Other trades for Luis Urías, Eric Lauer, Omar Narváez, Willy Adames and Rowdy Tellez all panned out. Jhoulys Chacín, Eric Thames were good value free agent signings. Guerra and Jesús Aguilar were among the wise waiver claims.

But Stearns didn’t bat 1.000. No GM does. Trading power-hitting outfielder Khris Davis to the A’s in 2016 was one of his most regrettable deals until the past two Trade Deadlines, when a number of deals, particularly for relief pitchers, didn’t pan out. The most notable was sending Hader to San Diego for pitchers Taylor Rogers and Dinelson Lamet and prospects Robert Gasser and Esteury Ruiz.

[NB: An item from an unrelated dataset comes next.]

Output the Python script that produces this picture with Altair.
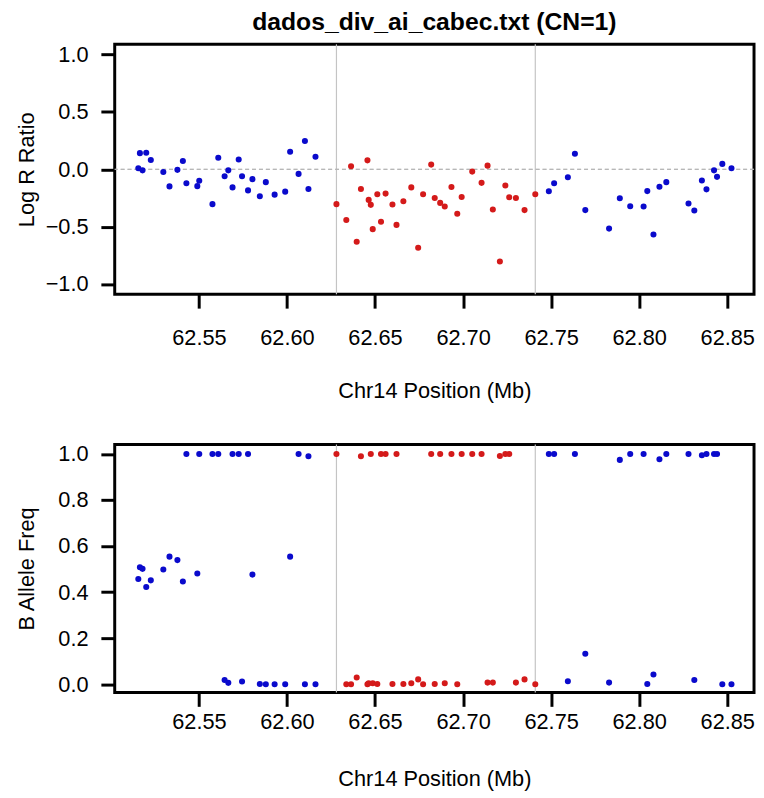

Lamet was designated for assignment two days later and Rogers performed below replacement level for the remainder of the season while Hader, after a terrible start to his Padres tenure, regained his form and helped San Diego reach the NLCS. The Brewers’ other Trade Deadline moves for relievers were equally regrettable. Matt Bush was also below replacement level. Trevor Rosenthal never recovered from a hamstring injury and never threw a Brewers pitch.

Did the fallout from those moves play a role in his decision to step down?

“I don’t think so,” Stearns said. “This is something I have been contemplating for many months and before the trajectory or outcome of our season became apparent. So, I don’t think so. … I think when you go through jobs like these, there comes a point where taking a step back and exhaling is healthy. That’s where I am right now.”

More difficult decisions loom for the Brewers, with co-aces Corbin Burnes and Brandon Woodruff and club MVP Willy Adames two years from free agency and among a long list of 18 players eligible for arbitration this winter. Arnold spoke Thursday of the value of stability. He and manager Craig Counsell got together for several hours on Wednesday night, and Arnold said he did not envision any other major front office changes.

“We connected this morning with a small group of guys on the terrace level, and we’re going to have a call later today with the staff to talk through the transition and talk through what our road map is going to look like,” Arnold said. “I think the main thing is connecting with people. It’s always about the people.”